IMO: Amazon has done a great job of teaching us to accept mediocre user experiences in exchange for convenience.

The big case-in-point: can you tell me about a big, innovative UX capability Amazon e-commerce has introduced in the last 5 years?

Experimentation culture works against experience innovation, because it basically is about refinement of ideas, and not new idea creation.

The key thing that I think hurts orgs like Amazon is that you can’t learn why certain tests came out the way they did.

So the design efforts never get smarter about their users.

They just become blind “followers” of the test results, not knowing the reasons behind anything.

It creates a cargo cult/superstition approach to design knowledge.

“We don’t know why we do this, but we know it works.” (as far as we can tell based on test results that only measure easy-to-measure business indicators).

So, yes, for short term gains, you can justify building the experimentation culture.

But teams have found that it creates excessive design debt that makes it hard in the long term to stay competitive.

(Amazon stays competitive through means other than the UX of their site.)

# Can it be effective?

I think it can be used effectively.

But I see that organizations that invest heavily in it tend to produce poorly designed products and services.

It’s seen as a cheap solution to doing hard work.

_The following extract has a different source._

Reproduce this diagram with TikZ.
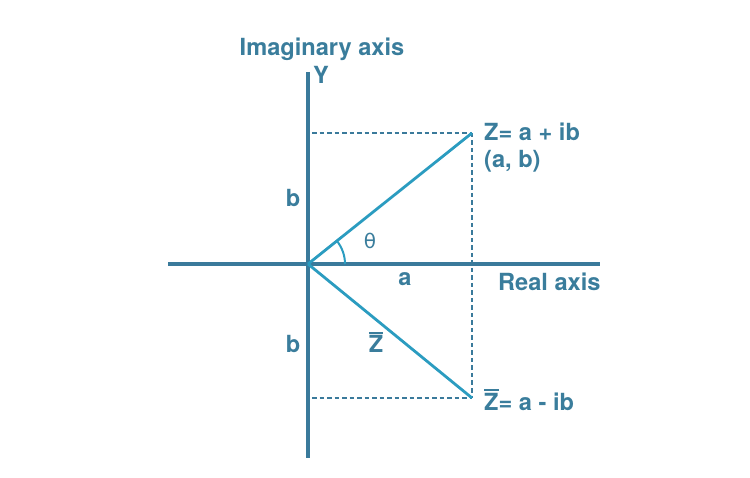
\documentclass[tikz,border=0pt]{standalone}
\usepackage{fontspec}
\usetikzlibrary{calc}
\setmainfont{TeX Gyre Heros}
\newfontfamily\greekfont{DejaVu Sans}
\definecolor{axiscol}{HTML}{3A7A9B}
\definecolor{veccol}{HTML}{2B9CC0}
\definecolor{txtcol}{HTML}{3A7D9C}
\newcommand{\barZ}{\vbox{\hrule height 1.8pt \kern 2.2pt \hbox{Z}}}
\tikzset{
  axisline/.style={draw=axiscol, line width=3.6pt},
  vecline/.style={draw=veccol, line width=2.8pt},
  guide/.style={draw=axiscol, line width=1.4pt, dash pattern=on 4.5pt off 3pt},
  lbl/.style={text=txtcol, font=\fontsize{23.6}{27}\selectfont\bfseries, inner sep=0pt},
}
\begin{document}
\begin{tikzpicture}[x=1pt,y=-1pt]
\useasboundingbox (0,0) rectangle (750,478);
% coordinates
\coordinate (O) at (308,264);
\coordinate (ytop) at (308,72);
\coordinate (ybot) at (308,458);
\coordinate (xl) at (168,264);
\coordinate (xr) at (600,264);
\coordinate (Z) at (472,133);
\coordinate (Zb) at (472,398);
\coordinate (gz) at (312,133);
\coordinate (gzb) at (312,398);
% guides
\draw[guide] (gz) -- (Z);
\draw[guide] (gzb) -- (Zb);
\draw[guide] (Z) -- (Zb);
% axes
\draw[axisline] (ytop) -- (ybot);
\draw[axisline] (xl) -- (xr);
% vectors
\draw[vecline] (O) -- (Z);
\draw[vecline] (O) -- (Zb);
% angle arc
\draw[draw=veccol, line width=2pt] ($(O)+(37,0)$) arc[start angle=0, end angle=-38.6, radius=37];
% labels
\node[lbl, anchor=base] (imag) at (322,56) {Imaginary axis};
\node[lbl, anchor=base] (ylab) at (321,84) {Y};
\node[lbl, anchor=base] (b1) at (293,207) {b};
\node[lbl, anchor=base] (b2) at (293,353) {b};
\node[lbl, anchor=base, font=\fontsize{20}{24}\selectfont\greekfont] (theta) at (370,249) {θ};
\node[lbl, anchor=base] (alab) at (405,286) {a};
\node[lbl, anchor=base west] (real) at (498,291) {Real axis};
\node[lbl, anchor=base west] (zlab) at (484,141) {Z= a + ib};
\node[lbl, anchor=base west] (ab) at (484,168) {(a, b)};
\node[lbl, anchor=base] (zbar) at (376,353) {\barZ};
\node[lbl, anchor=base west] (zblab) at (484,410) {\barZ= a - ib};
\end{tikzpicture}
\end{document}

I believe it’s not the panacea that everyone thinks it is.

I think if you control the sample of participants to be sure they all have the same goal, can control variations in stimuli, and can be assured that you understand why one condition outperformed the other, A/B testing can be useful.

It’s rare to have that kind of situation.

Most experiments think they are doing that, but on further investigation, you find out that they aren’t testing in as controlled an environment as they believe.

This leads to a false faith in the results, which often come back to bite you later.